(The problem): Find the lines holding the word "that" and collect them.

(Data for this task):
<<<<

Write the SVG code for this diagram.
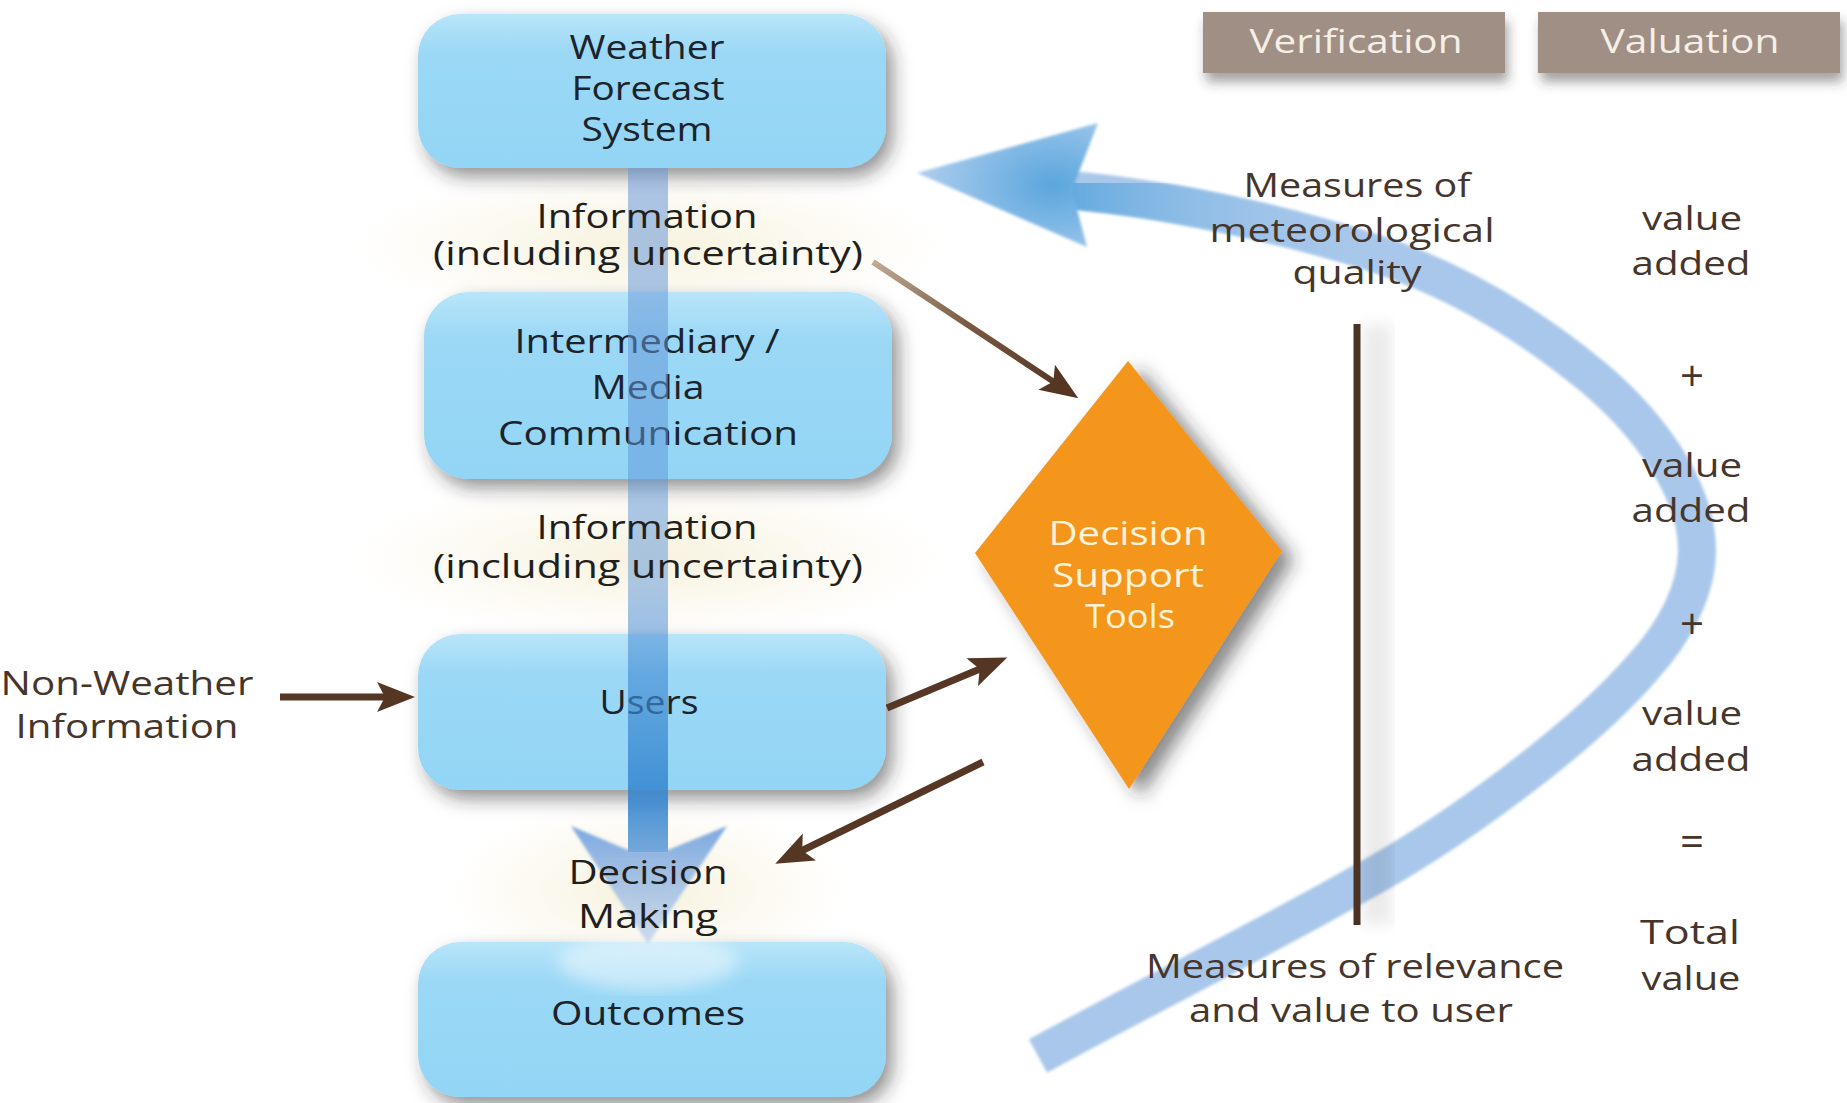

>>>>
<<<<

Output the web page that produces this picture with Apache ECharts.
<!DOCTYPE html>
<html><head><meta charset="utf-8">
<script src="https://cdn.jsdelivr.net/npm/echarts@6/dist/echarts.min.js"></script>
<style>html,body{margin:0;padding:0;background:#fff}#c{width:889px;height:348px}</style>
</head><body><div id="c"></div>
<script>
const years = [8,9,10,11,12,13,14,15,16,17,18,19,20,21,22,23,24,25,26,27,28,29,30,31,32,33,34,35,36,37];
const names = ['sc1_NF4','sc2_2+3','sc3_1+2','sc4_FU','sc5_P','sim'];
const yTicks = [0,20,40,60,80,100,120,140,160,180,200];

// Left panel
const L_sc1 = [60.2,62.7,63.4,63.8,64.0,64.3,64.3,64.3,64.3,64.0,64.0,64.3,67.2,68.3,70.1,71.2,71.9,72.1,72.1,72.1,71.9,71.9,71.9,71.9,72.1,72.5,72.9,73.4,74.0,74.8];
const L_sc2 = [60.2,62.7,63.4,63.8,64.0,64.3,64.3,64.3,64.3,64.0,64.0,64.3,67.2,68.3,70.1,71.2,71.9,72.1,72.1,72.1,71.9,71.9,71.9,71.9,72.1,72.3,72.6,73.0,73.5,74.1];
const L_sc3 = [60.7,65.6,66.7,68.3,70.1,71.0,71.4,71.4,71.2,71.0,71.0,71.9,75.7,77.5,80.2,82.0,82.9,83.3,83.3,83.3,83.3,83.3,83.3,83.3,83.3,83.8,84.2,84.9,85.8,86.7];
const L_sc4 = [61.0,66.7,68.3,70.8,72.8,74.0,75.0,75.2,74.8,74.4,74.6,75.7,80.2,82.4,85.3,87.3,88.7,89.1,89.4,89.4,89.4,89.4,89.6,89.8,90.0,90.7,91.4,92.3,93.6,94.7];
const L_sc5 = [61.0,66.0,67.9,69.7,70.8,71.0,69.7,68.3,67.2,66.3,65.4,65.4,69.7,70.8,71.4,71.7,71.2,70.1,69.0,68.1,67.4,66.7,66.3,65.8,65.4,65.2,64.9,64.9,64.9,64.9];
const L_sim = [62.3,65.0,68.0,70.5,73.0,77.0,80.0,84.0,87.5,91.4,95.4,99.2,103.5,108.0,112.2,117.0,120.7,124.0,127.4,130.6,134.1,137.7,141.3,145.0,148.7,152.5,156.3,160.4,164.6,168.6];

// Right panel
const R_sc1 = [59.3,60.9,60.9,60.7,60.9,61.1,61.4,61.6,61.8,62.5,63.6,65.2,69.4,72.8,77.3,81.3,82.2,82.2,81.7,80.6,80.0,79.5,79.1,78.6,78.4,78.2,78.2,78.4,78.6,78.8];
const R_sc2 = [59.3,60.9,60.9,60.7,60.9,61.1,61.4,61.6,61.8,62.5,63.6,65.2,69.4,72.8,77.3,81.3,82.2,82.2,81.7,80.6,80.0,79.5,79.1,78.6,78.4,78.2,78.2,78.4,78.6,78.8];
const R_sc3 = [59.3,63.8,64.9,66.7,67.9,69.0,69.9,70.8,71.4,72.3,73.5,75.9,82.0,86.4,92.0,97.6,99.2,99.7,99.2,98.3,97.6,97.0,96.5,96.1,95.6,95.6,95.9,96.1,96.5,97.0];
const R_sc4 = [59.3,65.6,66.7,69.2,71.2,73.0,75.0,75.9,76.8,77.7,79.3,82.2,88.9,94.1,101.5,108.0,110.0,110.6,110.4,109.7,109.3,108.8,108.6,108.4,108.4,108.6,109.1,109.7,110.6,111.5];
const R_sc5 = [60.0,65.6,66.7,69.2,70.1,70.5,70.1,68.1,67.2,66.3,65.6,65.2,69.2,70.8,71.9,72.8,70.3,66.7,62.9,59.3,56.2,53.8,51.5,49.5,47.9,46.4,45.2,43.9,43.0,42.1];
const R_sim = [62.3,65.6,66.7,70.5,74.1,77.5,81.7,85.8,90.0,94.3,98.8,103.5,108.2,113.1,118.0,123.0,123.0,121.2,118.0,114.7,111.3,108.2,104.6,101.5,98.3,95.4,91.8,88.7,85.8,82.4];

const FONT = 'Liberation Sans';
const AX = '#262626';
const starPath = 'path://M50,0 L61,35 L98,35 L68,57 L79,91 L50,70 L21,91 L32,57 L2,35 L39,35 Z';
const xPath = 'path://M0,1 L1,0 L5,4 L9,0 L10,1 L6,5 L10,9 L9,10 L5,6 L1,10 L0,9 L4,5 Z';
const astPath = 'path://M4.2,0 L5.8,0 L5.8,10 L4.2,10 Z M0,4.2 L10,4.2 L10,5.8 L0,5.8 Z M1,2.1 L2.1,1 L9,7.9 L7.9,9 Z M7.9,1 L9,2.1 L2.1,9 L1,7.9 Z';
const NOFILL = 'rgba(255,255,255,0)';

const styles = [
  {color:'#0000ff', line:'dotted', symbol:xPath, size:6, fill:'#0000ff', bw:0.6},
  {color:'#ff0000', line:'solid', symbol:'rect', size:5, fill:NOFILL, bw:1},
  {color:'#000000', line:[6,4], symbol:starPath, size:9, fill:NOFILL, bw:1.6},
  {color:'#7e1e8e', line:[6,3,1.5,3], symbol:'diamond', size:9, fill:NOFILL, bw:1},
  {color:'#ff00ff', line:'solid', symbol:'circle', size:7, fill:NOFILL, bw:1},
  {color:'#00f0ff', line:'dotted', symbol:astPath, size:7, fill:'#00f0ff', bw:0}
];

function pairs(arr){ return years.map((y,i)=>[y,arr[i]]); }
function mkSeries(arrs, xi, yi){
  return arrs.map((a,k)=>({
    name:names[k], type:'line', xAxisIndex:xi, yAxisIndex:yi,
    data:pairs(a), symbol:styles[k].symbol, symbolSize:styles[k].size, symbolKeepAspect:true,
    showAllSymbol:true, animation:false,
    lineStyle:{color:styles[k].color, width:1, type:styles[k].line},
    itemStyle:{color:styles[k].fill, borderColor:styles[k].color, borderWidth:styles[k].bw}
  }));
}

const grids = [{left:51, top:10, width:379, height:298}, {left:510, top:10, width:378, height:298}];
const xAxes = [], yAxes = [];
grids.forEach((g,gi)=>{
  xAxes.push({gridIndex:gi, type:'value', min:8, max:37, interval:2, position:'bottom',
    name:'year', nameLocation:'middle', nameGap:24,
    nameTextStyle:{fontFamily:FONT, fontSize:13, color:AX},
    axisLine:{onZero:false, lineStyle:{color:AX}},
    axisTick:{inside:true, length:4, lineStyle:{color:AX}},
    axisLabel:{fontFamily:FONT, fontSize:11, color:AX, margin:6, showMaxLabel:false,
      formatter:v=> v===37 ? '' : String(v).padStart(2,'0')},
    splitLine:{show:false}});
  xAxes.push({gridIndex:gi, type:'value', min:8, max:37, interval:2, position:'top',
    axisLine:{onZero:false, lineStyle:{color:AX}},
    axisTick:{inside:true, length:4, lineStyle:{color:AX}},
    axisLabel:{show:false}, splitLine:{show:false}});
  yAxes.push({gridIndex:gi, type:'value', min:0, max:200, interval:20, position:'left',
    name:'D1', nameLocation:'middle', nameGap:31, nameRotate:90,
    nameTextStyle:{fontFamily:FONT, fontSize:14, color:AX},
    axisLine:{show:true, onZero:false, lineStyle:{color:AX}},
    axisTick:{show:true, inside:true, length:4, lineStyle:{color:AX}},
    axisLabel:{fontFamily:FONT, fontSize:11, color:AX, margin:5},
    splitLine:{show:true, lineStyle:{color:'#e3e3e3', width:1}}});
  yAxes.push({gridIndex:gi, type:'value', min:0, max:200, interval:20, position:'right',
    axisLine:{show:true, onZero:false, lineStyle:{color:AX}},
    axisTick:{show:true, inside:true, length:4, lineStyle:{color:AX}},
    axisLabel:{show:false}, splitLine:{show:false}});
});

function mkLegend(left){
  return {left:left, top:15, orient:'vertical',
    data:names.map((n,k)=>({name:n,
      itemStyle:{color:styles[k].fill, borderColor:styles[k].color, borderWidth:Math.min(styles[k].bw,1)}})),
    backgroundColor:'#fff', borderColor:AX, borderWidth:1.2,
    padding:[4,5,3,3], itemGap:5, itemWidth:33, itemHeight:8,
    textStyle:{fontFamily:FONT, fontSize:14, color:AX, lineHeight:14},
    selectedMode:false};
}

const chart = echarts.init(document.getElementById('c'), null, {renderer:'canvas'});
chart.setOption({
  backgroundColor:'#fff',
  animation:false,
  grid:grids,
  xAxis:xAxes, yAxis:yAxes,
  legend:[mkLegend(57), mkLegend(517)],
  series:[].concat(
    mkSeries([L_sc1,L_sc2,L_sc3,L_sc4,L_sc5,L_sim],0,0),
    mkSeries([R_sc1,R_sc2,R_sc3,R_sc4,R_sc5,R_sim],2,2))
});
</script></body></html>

>>>>
<<<<

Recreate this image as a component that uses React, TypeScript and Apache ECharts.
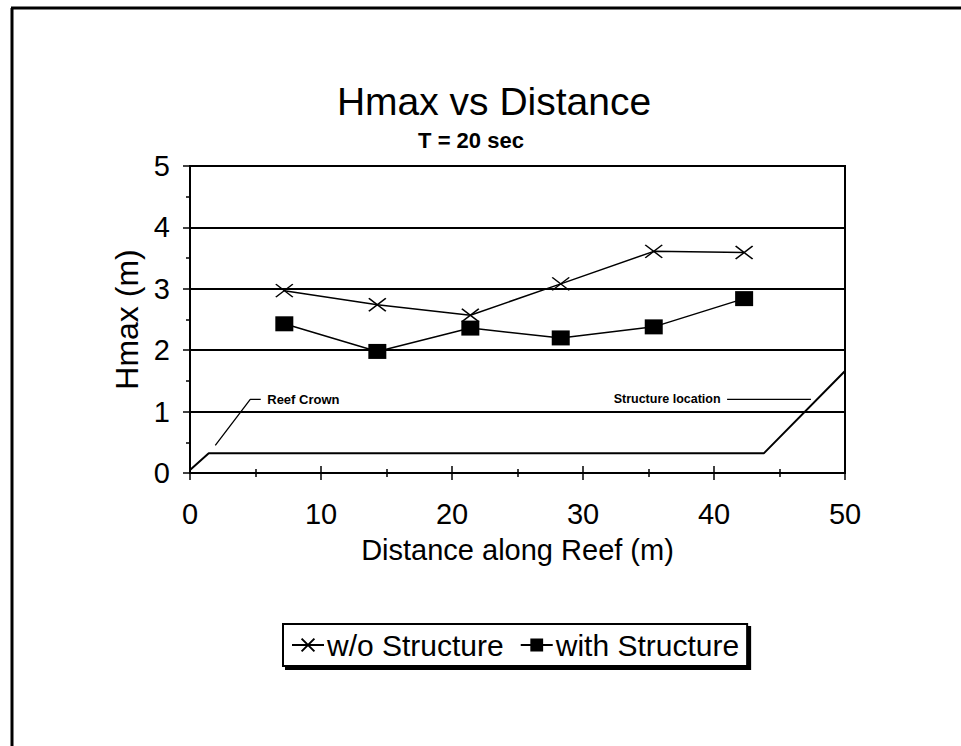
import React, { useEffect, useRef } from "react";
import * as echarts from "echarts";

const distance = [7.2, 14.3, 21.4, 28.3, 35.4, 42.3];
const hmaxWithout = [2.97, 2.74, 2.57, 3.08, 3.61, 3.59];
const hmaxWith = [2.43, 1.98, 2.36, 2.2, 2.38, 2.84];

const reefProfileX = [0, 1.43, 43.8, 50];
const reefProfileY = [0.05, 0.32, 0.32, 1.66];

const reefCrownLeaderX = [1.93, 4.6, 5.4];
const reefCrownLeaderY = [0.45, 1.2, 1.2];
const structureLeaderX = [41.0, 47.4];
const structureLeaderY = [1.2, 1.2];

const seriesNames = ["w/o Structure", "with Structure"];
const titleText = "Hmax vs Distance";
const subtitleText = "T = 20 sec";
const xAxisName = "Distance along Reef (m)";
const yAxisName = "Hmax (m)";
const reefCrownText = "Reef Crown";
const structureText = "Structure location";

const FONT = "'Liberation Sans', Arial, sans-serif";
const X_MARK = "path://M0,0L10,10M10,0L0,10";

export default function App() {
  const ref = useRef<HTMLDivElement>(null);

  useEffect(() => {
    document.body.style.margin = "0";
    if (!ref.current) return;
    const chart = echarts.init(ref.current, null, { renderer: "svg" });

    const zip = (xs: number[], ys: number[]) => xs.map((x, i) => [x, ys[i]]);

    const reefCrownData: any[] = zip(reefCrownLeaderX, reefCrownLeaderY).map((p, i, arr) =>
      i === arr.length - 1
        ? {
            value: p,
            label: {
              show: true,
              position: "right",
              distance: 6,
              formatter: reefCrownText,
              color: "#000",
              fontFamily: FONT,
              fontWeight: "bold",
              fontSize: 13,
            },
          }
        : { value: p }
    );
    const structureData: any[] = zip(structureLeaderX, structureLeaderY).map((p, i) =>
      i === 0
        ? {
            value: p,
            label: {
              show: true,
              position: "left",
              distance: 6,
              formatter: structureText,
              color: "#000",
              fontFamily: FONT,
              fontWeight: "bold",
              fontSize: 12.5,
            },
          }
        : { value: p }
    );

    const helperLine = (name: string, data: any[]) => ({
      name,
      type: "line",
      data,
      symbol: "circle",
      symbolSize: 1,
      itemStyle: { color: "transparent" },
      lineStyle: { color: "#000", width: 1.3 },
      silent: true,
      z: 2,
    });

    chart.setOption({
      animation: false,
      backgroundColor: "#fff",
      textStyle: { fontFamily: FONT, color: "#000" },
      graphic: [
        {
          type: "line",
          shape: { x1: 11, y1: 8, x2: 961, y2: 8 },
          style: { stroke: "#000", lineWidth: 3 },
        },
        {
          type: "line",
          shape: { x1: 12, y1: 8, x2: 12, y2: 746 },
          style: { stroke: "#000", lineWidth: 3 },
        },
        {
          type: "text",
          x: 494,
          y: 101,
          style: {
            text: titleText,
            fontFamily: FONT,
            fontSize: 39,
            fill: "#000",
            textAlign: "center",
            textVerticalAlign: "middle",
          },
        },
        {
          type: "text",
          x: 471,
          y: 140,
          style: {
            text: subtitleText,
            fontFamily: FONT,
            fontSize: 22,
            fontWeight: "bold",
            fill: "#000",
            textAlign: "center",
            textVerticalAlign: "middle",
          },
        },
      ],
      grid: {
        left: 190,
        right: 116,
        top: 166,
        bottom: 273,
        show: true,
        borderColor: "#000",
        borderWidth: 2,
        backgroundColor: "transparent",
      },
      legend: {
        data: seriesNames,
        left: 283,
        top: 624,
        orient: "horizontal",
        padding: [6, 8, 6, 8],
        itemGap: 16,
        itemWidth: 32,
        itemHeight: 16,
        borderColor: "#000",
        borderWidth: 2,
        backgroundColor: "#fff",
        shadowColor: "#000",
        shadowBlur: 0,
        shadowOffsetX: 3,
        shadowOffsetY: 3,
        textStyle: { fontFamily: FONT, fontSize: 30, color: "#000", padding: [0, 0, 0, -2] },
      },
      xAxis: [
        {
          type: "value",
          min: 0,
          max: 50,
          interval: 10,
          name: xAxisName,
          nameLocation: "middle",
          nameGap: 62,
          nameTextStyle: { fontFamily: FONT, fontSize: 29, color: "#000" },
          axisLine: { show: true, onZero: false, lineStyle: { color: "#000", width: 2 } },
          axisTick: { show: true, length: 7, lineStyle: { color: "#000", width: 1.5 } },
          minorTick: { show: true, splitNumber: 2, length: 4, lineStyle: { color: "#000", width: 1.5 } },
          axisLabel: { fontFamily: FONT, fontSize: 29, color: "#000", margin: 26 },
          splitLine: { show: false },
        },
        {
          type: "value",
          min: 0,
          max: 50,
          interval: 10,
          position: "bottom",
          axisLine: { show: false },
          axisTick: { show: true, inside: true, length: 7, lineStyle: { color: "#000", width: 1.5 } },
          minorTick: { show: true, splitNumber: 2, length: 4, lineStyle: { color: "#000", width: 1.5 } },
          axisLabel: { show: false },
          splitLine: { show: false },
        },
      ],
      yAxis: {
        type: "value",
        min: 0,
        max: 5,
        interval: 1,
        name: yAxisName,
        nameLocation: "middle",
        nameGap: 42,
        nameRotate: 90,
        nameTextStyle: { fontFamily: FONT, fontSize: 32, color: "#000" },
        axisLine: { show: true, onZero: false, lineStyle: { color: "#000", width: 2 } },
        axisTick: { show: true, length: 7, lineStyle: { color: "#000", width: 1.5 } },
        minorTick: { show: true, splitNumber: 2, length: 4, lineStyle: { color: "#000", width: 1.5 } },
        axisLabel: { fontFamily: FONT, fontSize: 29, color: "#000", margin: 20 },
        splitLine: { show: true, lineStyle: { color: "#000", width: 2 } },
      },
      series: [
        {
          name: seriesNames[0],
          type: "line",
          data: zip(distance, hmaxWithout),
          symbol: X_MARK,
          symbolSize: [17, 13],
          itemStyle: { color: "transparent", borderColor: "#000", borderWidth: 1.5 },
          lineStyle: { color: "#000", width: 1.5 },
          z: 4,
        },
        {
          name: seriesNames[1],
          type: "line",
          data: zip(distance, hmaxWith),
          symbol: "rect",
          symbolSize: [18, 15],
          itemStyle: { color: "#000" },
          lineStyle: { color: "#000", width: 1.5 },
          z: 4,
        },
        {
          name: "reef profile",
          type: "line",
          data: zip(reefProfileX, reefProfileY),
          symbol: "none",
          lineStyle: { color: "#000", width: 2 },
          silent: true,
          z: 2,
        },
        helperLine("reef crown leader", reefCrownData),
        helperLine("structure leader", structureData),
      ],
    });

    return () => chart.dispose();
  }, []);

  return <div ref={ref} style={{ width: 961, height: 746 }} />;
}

>>>>

(Answer to the problem):
Output the web page that produces this picture with Apache ECharts.
Recreate this image as a component that uses React, TypeScript and Apache ECharts.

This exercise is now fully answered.